В течение многих месяцев никаких новостей о Хьюберте не было. То известие, которое наконец пришло, Розалинда, скорее всего, получила на сутки раньше, чем сказала мне о нем. Держалась как обычно — она всегда была человеком огромного мужества. В конце концов, с неохотой, но зная, что сделать это все равно придется, она резко сказала: „Тебе, наверное, надо прочесть это“ — и протянула телеграмму, в которой сообщалось, что Хьюберт теперь уже определенно числился среди погибших в бою.

Печальнейшая вещь на свете — находиться рядом с любимым человеком, знать, как он страдает, и быть не в состоянии ему помочь. Это трудно пережить.
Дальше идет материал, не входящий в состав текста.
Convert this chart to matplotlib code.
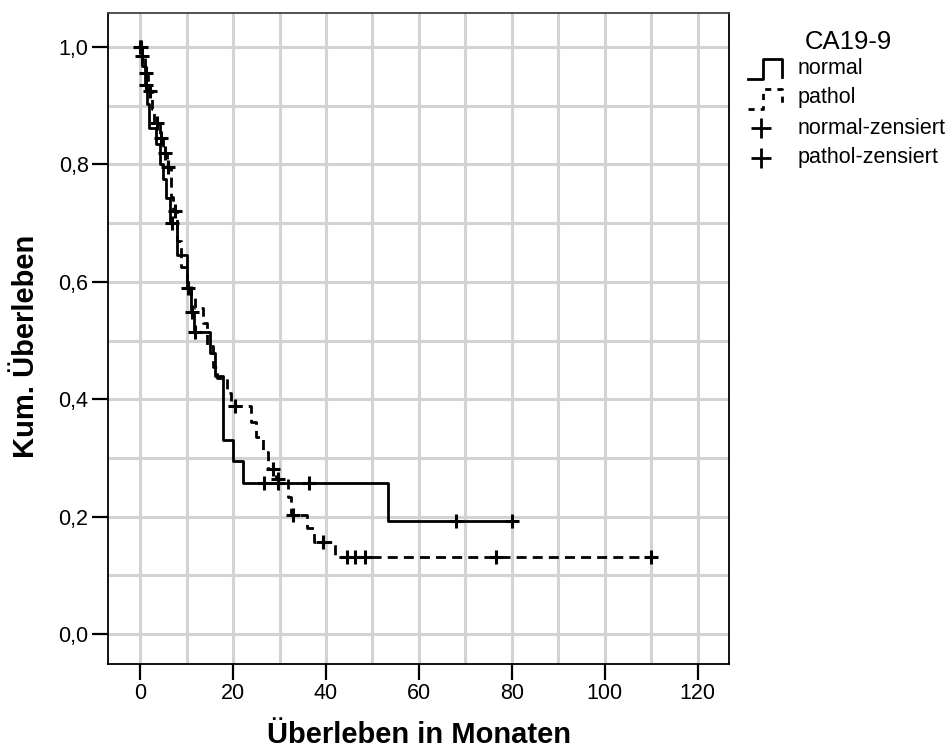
import numpy as np
import matplotlib
matplotlib.use("Agg")
import matplotlib.pyplot as plt

plt.rcParams['font.family'] = ['Liberation Sans', 'DejaVu Sans']

# Kaplan-Meier steps: time of each event step and survival after it
normal_t = [0.5, 1.0, 1.5, 2.0, 3.5, 4.3, 5.0, 5.5, 6.5, 8.0, 10.0, 10.9, 11.6,
            15.0, 16.1, 17.8, 20.0, 22.2, 53.4]
normal_s = [0.968, 0.935, 0.903, 0.862, 0.835, 0.80, 0.775, 0.743, 0.70, 0.645,
            0.59, 0.548, 0.514, 0.478, 0.44, 0.33, 0.294, 0.257, 0.193]
normal_end = 80.0
normal_cens = [0.2, 1.2, 6.9, 10.3, 11.1, 11.8, 26.7, 29.7, 36.3, 68.0, 80.0]

pathol_t = [0.5, 1.0, 1.7, 2.5, 3.0, 4.3, 5.0, 5.8, 6.6, 7.0, 8.0, 8.8, 10.0,
            11.0, 11.8, 13.5, 14.4, 15.7, 16.5, 18.7, 19.5, 23.9, 25.0, 26.5,
            27.5, 29.2, 31.8, 32.5, 36.0, 37.5, 42.0]
pathol_s = [0.985, 0.955, 0.925, 0.895, 0.87, 0.845, 0.82, 0.795, 0.745, 0.72,
            0.67, 0.625, 0.60, 0.575, 0.556, 0.53, 0.49, 0.455, 0.437, 0.41,
            0.388, 0.361, 0.335, 0.31, 0.282, 0.264, 0.233, 0.202, 0.18, 0.157,
            0.131]
pathol_end = 110.0
pathol_cens = [0.0, 0.5, 1.2, 2.2, 3.6, 4.5, 5.4, 6.1, 7.5, 20.4, 28.6, 29.7,
               33.0, 39.4, 44.5, 46.2, 48.4, 76.6, 110.0]

x_ticks = [0, 20, 40, 60, 80, 100, 120]
y_ticks = [0.0, 0.2, 0.4, 0.6, 0.8, 1.0]
y_ticklabels = ['0,0', '0,2', '0,4', '0,6', '0,8', '1,0']
legend_labels = ['normal', 'pathol', 'normal-zensiert', 'pathol-zensiert']


def step_xy(t, s, end):
    xs = [0.0] + list(t) + [end]
    ys = [1.0] + list(s) + [s[-1]]
    return np.array(xs), np.array(ys)


def surv_at(t, s, times):
    t = np.array(t)
    s = np.array(s)
    out = []
    for tm in times:
        idx = np.searchsorted(t, tm, side='right') - 1
        out.append(1.0 if idx < 0 else s[idx])
    return np.array(out)


fig = plt.figure(figsize=(9.48, 7.51), dpi=100)
ax = fig.add_axes([108 / 948, 87 / 751, 621 / 948, 651 / 751])

ax.set_xlim(-6.9, 126.7)
ax.set_ylim(-0.051, 1.058)

# light grid every 10 months / 0.1
for gx in np.arange(0, 130, 10):
    ax.axvline(gx, color='#d3d3d3', lw=2.2, zorder=0)
for gy in np.arange(0, 1.1, 0.1):
    ax.axhline(gy, color='#d3d3d3', lw=2.2, zorder=0)

nx, ny = step_xy(normal_t, normal_s, normal_end)
ax.step(nx, ny, where='post', color='black', lw=2.0, zorder=3)
px, py = step_xy(pathol_t, pathol_s, pathol_end)
ax.step(px, py, where='post', color='black', lw=2.0, dashes=(3.6, 2.2), zorder=3)

ax.plot(normal_cens, surv_at(normal_t, normal_s, normal_cens), ls='none',
        marker='+', ms=10, mew=2.2, color='black', zorder=4)
ax.plot(pathol_cens, surv_at(pathol_t, pathol_s, pathol_cens), ls='none',
        marker='+', ms=10, mew=2.2, color='black', zorder=4)

ax.set_xticks(x_ticks)
ax.set_xticklabels([str(v) for v in x_ticks])
ax.set_yticks(y_ticks)
ax.set_yticklabels(y_ticklabels)
ax.tick_params(direction='out', length=11.5, width=1.6, labelsize=15.5, pad=2.5)
for sp in ax.spines.values():
    sp.set_color('black')
    sp.set_linewidth(1.3)
ax.spines['top'].set_color('#444444')

ax.set_xlabel('Überleben in Monaten', fontsize=21, fontweight='bold')
ax.set_ylabel('Kum. Überleben', fontsize=21, fontweight='bold')
ax.xaxis.set_label_coords(0.5, -0.088)
ax.yaxis.set_label_coords(-0.11, 0.488)

# legend drawn in pixel space to the right of the plot
lg = fig.add_axes([0, 0, 1, 1], facecolor='none')
lg.set_xlim(0, 948)
lg.set_ylim(751, 0)
lg.axis('off')
lg.text(848, 42, 'CA19-9', fontsize=18.5, ha='center', va='center')
lg.plot([748, 763, 763, 782, 782], [79, 79, 59, 59, 77], color='black', lw=2.0)
lg.plot([748, 763, 763, 782, 782], [109, 109, 89, 89, 107], color='black',
        lw=2.0, dashes=(2.2, 2.2))
lg.plot([761], [128], marker='+', ms=15, mew=2.0, color='black')
lg.plot([761], [158], marker='+', ms=15, mew=2.0, color='black')
for yy, txt in zip([68, 98, 128, 158], legend_labels):
    lg.text(798, yy, txt, fontsize=15.5, ha='left', va='center')

fig.savefig('out.png', dpi=100)
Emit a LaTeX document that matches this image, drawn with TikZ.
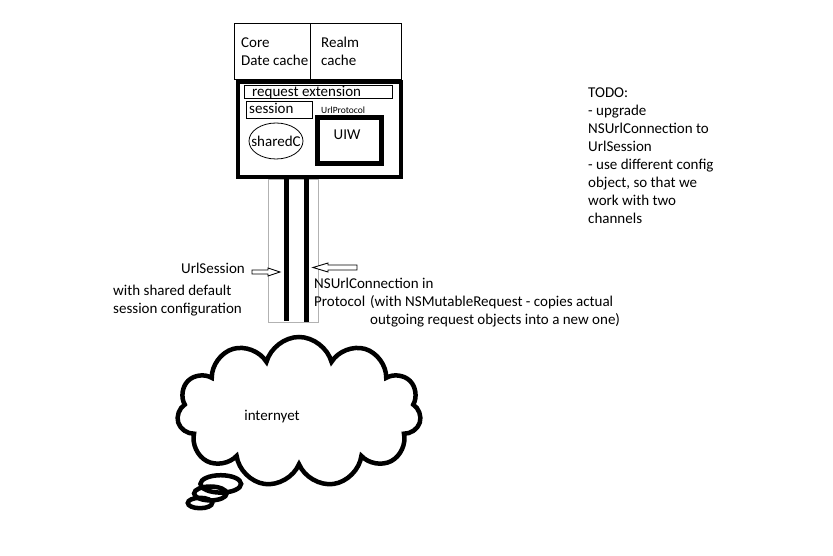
\documentclass[tikz,border=0pt]{standalone}
\usepackage{fontspec}
\setmainfont{Carlito}
\usetikzlibrary{shapes.geometric,shapes.callouts,positioning}

\begin{document}
\begin{tikzpicture}[x=1pt,y=-1pt,
   txt/.style={inner sep=0pt,anchor=base west,font=\fontsize{15}{18}\selectfont},
   thinbox/.style={draw=black,line width=1pt},
   thickbox/.style={draw=black,line width=4pt},
   pipeline/.style={line width=5pt},
   hollow/.style={draw=black,line width=0.9pt,fill=white,line join=miter}]
   \fill[white] (0,0) rectangle (833,556);
   \useasboundingbox (0,0) rectangle (833,556);
   % caches
   \draw[thinbox] (234,24) rectangle (310,80);
   \draw[thinbox] (310,24) rectangle (401,80);
   \node[txt] (core)  at (241,48) {Core};
   \node[txt] (cdc)   at (241,66) {Date cache};
   \node[txt] (realm) at (321,48) {Realm};
   \node[txt] (rc)    at (321,66) {cache};
   % main box
   \draw[thickbox] (238,82) rectangle (401,177);
   \node[txt] (reqext) at (252,97) {request extension};
   \draw[thinbox] (244,86) rectangle (392,99);
   \draw[thinbox] (246,102) rectangle (312,119);
   \node[txt] (session) at (249,114) {session};
   \node[txt,font=\fontsize{9.5}{10}\selectfont] (urlprot) at (321,114) {UrlProtocol};
   \draw[line width=0.8pt] (276,141) ellipse (27 and 18);
   \node[txt,anchor=base] (shared) at (276,147) {sharedC};
   \draw[line width=5pt] (317,118) rectangle (381,164);
   \node[txt,anchor=base] (uiw) at (347,140) {UIW};
   % channels
   \draw[black!30,line width=0.8pt] (268,179) rectangle (318,322);
   \coordinate (c1top) at (286,179);
   \coordinate (c1bot) at (286,321);
   \coordinate (c2top) at (306,179);
   \coordinate (c2bot) at (306,322);
   \draw[pipeline] (c1top) -- (c1bot);
   \draw[pipeline] (c2top) -- (c2bot);
   \draw[hollow] (252,270) -- (268,270) -- (268,268) -- (280,272)
     -- (268,276) -- (268,274) -- (252,274) -- cycle;
   \draw[hollow] (357,265) -- (328,265) -- (328,263) -- (313,267.5)
     -- (328,272) -- (328,270) -- (357,270) -- cycle;
   \node[txt,anchor=base east] (us) at (245,274) {UrlSession};
   \node[txt] (us2) at (113,295) {with shared default};
   \node[txt] (us3) at (113,313) {session configuration};
   \node[txt] (nsc) at (314,288) {NSUrlConnection in};
   \node[txt] (prot) at (314,306) {Protocol};
   \node[txt] (mut) at (370,306) {(with NSMutableRequest - copies actual};
   \node[txt] (mut2) at (370,324) {outgoing request objects into a new one)};
   % todo
   \node[txt,anchor=north west,align=left] (todo) at (588,88)
     {TODO:\\- upgrade\\NSUrlConnection to\\UrlSession\\- use different config\\object, so that we\\work with two\\channels};
   % cloud
   \node[cloud callout,draw=black,line width=4.5pt,cloud puffs=11,aspect=1.6,
     minimum width=244pt,minimum height=150pt,callout pointer segments=3,
     callout absolute pointer={(200,503)}] (cloud) at (299,412) {};
   \node[txt,anchor=base] (inet) at (272,420) {internyet};
\end{tikzpicture}
\end{document}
Можно облегчить физические страдания, но унять сердечную боль почти невозможно. Вероятно, я ошибалась, но считала лучшим, что могу сделать для Розалинды, — как можно меньше говорить, продолжать жить как прежде. Во всяком случае, я бы на ее месте желала именно этого: чтобы меня оставили в покое и не усугубляли моего горя. Думаю, она чувствовала то же самое, но никогда нельзя быть уверенным, что лучше другому. Может быть, ей было бы легче, если бы я более открыто выражала свои материнские чувства. Инстинкт ведь тоже может подвести. Всегда боишься причинить боль любимому человеку, сделать что-то не так. Кажется, знаешь, как следует поступить, но разве можно сказать наверняка?»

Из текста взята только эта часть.